Hoka One One opens virtual pop-up shop with Snapchat AR
Hoka One One, the maker of athletic apparel owned by Deckers Brands, is offering a mobile shopping experience on Snapchat that includes an AR pop-up store and virtual try-on of running shoes.
Run image classification in a containerized environment with BalenaCloud
In this tutorial, Edge Impulse created an image classification system for Raspberry Pi users that can distinguish between different types of shoes: flip flops, sneakers, or running shoes.
Deep Learning on MCUs is the Future of Edge Computing
Today, processors capable of delivering many TOPS are not required to perform ML. In an increasing number of cases, the latest microcontrollers, some with embedded ML accelerators, can bring ML to edge devices.
This article covers the basics of one-shot learning from a computer vision perspective.
Understanding Deep Learning on Controlled Noisy Labels
To better understand the impact of noisy labels on Machine Learning model training, Google AI is announcing MentorMix, a new method to mitigate the impact of noisy labels, as well as a benchmark and dataset on real-world label noise.
Language-Agnostic BERT Sentence Embedding
Introducing LaBSE, a multilingual BERT model for the generation of cross-lingual sentence embeddings that exhibits exceptional performance for both high- and low-resource languages.
Tackling Open Challenges in Offline Reinforcement Learning
To address the challenges unique to offline Reinforcement Learning, Google AI is releasing an open-source benchmark, D4RL, as well as a simple and effective offline RL algorithm, called conservative Q-learning (CQL).
Libraries & Code
TensorFlowTTS: Real-Time State-of-the-art Speech Synthesis for TensorFlow 2 (supported languages include English, Korean, and Chinese).

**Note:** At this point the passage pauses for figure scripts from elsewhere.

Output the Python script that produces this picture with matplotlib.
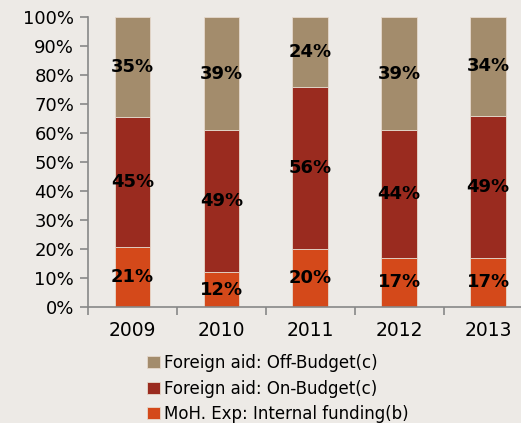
import matplotlib
matplotlib.use("Agg")
import matplotlib.pyplot as plt
import numpy as np
from matplotlib.ticker import PercentFormatter

years = ["2009", "2010", "2011", "2012", "2013"]
internal = [21, 12, 20, 17, 17]
on_budget = [45, 49, 56, 44, 49]
off_budget = [35, 39, 24, 39, 34]
series_names = ["MoH. Exp: Internal funding(b)", "Foreign aid: On-Budget(c)", "Foreign aid: Off-Budget(c)"]
colors = ["#D4491A", "#9A2B1F", "#A38C6C"]

bg = "#EDEAE6"
plt.rcParams['font.family'] = ['DejaVu Sans']
fig = plt.figure(figsize=(5.21, 4.23), dpi=100, facecolor=bg)
ax = fig.add_axes([88/521, 116/423, 1 - 88/521, 290/423])
ax.set_facecolor(bg)

data = np.array([internal, on_budget, off_budget], dtype=float)
totals = data.sum(axis=0)
norm = data / totals * 100
x = np.arange(len(years))
bottom = np.zeros(len(years))
handles = []
for i in range(3):
    b = ax.bar(x, norm[i], 0.4, bottom=bottom, color=colors[i], edgecolor="#E6D9CC", linewidth=0.6, label=series_names[i])
    handles.append(b)
    for j in range(len(years)):
        ax.text(x[j], bottom[j] + norm[i][j] / 2, f"{int(data[i][j])}%", ha="center", va="center",
                fontsize=13, fontweight="bold", color="black")
    bottom += norm[i]

ax.set_yticks(np.arange(0, 101, 10))
ax.yaxis.set_major_formatter(PercentFormatter(decimals=0))
ax.set_xticks(x)
ax.set_xticklabels(years)
ax.set_xticks(np.arange(-0.5, 4.6, 1), minor=True)
ax.set_ylim(0, 100)
ax.set_xlim(-0.5, 4.37)
ax.tick_params(axis="x", which="major", length=0, pad=10, labelsize=13.5)
ax.tick_params(axis="x", which="minor", length=6, direction="out", color="#888888", width=1.2)
ax.tick_params(axis="y", length=6, direction="out", color="#888888", width=1.2, labelsize=13, pad=4)
for s in ["top", "right"]:
    ax.spines[s].set_visible(False)
for s in ["left", "bottom"]:
    ax.spines[s].set_color("#888888")
    ax.spines[s].set_linewidth(1.2)

leg = fig.legend([handles[2], handles[1], handles[0]],
                 [series_names[2], series_names[1], series_names[0]],
                 loc="upper left", bbox_to_anchor=(147/521, 1 - 354/423),
                 frameon=False, fontsize=12, handlelength=0.75, handleheight=0.75,
                 handletextpad=0.3, labelspacing=0.45, borderaxespad=0, borderpad=0)

fig.savefig("out.png", dpi=100, facecolor=bg)
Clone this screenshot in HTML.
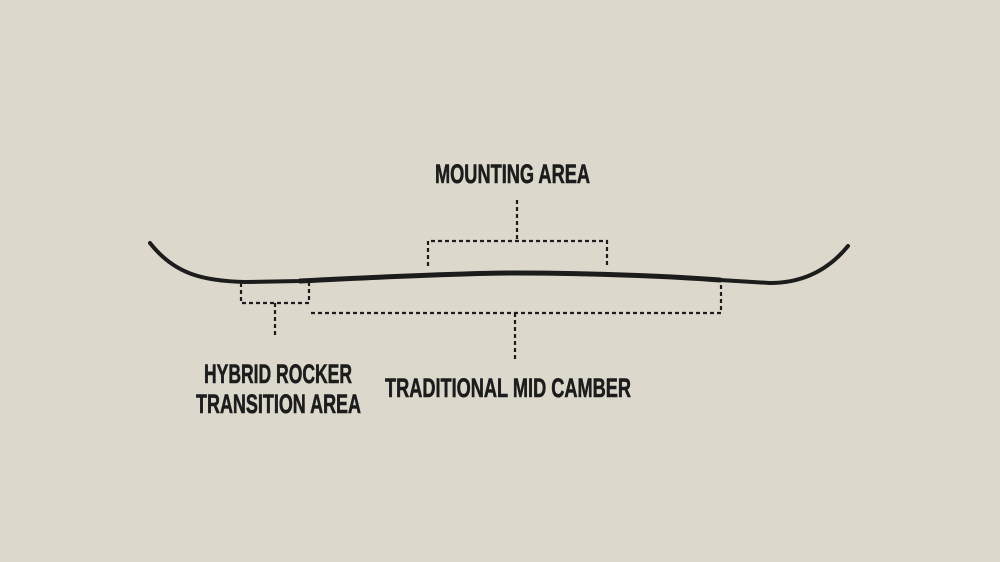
<!DOCTYPE html>
<html><head><meta charset="utf-8"><style>
html,body{margin:0;padding:0;background:#dcd8cb;}
svg{display:block;}
text{font-family:"Liberation Sans Narrow","Liberation Sans",sans-serif;font-weight:bold;fill:#1c1c1c;stroke:#1c1c1c;stroke-width:0.6px;font-size:27px;}
</style></head><body>
<svg width="1000" height="562" viewBox="0 0 1000 562">
<rect width="1000" height="562" fill="#dcd8cb"/>
<g fill="none" stroke="#1c1c1c" stroke-width="2.2" stroke-dasharray="4,3">
<path d="M517 200 V241 M428 266 V241 H607 V266"/>
<path d="M241 283 V303 H309 V283 M275 303 V338"/>
<path d="M311 313 H721 V282 M515 313 V362"/>
</g>
<path d="M150 243 C175 275 205 281 245 282 L300 281 C400 276 470 273 517 273 C600 273 680 277 720 280 L770 283 C805 283 830 268 848 246" fill="none" stroke="#1c1c1c" stroke-width="4" stroke-linecap="round"/>
<path d="M300 281 C400 276 470 273 517 273 C600 273 680 277 720 280" fill="none" stroke="#1c1c1c" stroke-width="5" stroke-linecap="round"/>
<text x="435" y="183" textLength="155" lengthAdjust="spacingAndGlyphs">MOUNTING AREA</text>
<text x="204" y="383" textLength="148" lengthAdjust="spacingAndGlyphs">HYBRID ROCKER</text>
<text x="196" y="413" textLength="165" lengthAdjust="spacingAndGlyphs">TRANSITION AREA</text>
<text x="385" y="397" textLength="246" lengthAdjust="spacingAndGlyphs">TRADITIONAL MID CAMBER</text>
</svg>
</body></html>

Relatively simple 3D monocular object detection pipeline written in TensorFlow 2.
Recently, contrastive learning approaches have significantly advanced the SoTA of unsupervised (visual) representation learning. This repo contains pytorch implementation of a set of (improved) SoTA methods using the same training and evaluation pipeline.
Papers & Publications
CosyPose: Consistent multi-view multi-object 6D pose estimation
Abstract: We introduce an approach for recovering the 6D pose of multiple known objects in a scene captured by a set of input images with unknown camera viewpoints. First, we present a single-view single-object 6D pose estimation method, which we use to generate 6D object pose hypotheses. Second, we develop a robust method for matching individual 6D object pose hypotheses across different input images in order to jointly estimate camera viewpoints and 6D poses of all objects in a single consistent scene. Our approach explicitly handles object symmetries, does not require depth measurements, is robust to missing or incorrect object hypotheses, and automatically recovers the number of objects in the scene. Third, we develop a method for global scene refinement given multiple object hypotheses and their correspondences across views. This is achieved by solving an object-level bundle adjustment problem that refines the poses of cameras and objects to minimize the reprojection error in all views. We demonstrate that the proposed method, dubbed CosyPose, outperforms current state-of-the-art results for single-view and multi-view 6D object pose estimation by a large margin on two challenging benchmarks: the YCB-Video and T-LESS datasets. Code and pre-trained models are available on the project webpage this https URL.
Adversarial Attack and Defense Strategies for Deep Speaker Recognition Systems
Abstract: Robust speaker recognition, including in the presence of malicious attacks, is becoming increasingly important and essential, especially due to the proliferation of several smart speakers and personal agents that interact with an individual's voice commands to perform diverse, and even sensitive tasks. Adversarial attack is a recently revived domain which is shown to be effective in breaking deep neural network-based classifiers, specifically, by forcing them to change their posterior distribution by only perturbing the input samples by a very small amount. Although, significant progress in this realm has been made in the computer vision domain, advances within speaker recognition is still limited. The present expository paper considers several state-of-the-art adversarial attacks to a deep speaker recognition system, employing strong defense methods as countermeasures, and reporting on several ablation studies to obtain a comprehensive understanding of the problem. The experiments show that the speaker recognition systems are vulnerable to adversarial attacks, and the strongest attacks can reduce the accuracy of the system from 94% to even 0%. The study also compares the performances of the employed defense methods in detail, and finds adversarial training based on Projected Gradient Descent (PGD) to be the best defense method in our setting. We hope that the experiments presented in this paper provide baselines that can be useful for the research community interested in further studying adversarial robustness of speaker recognition systems.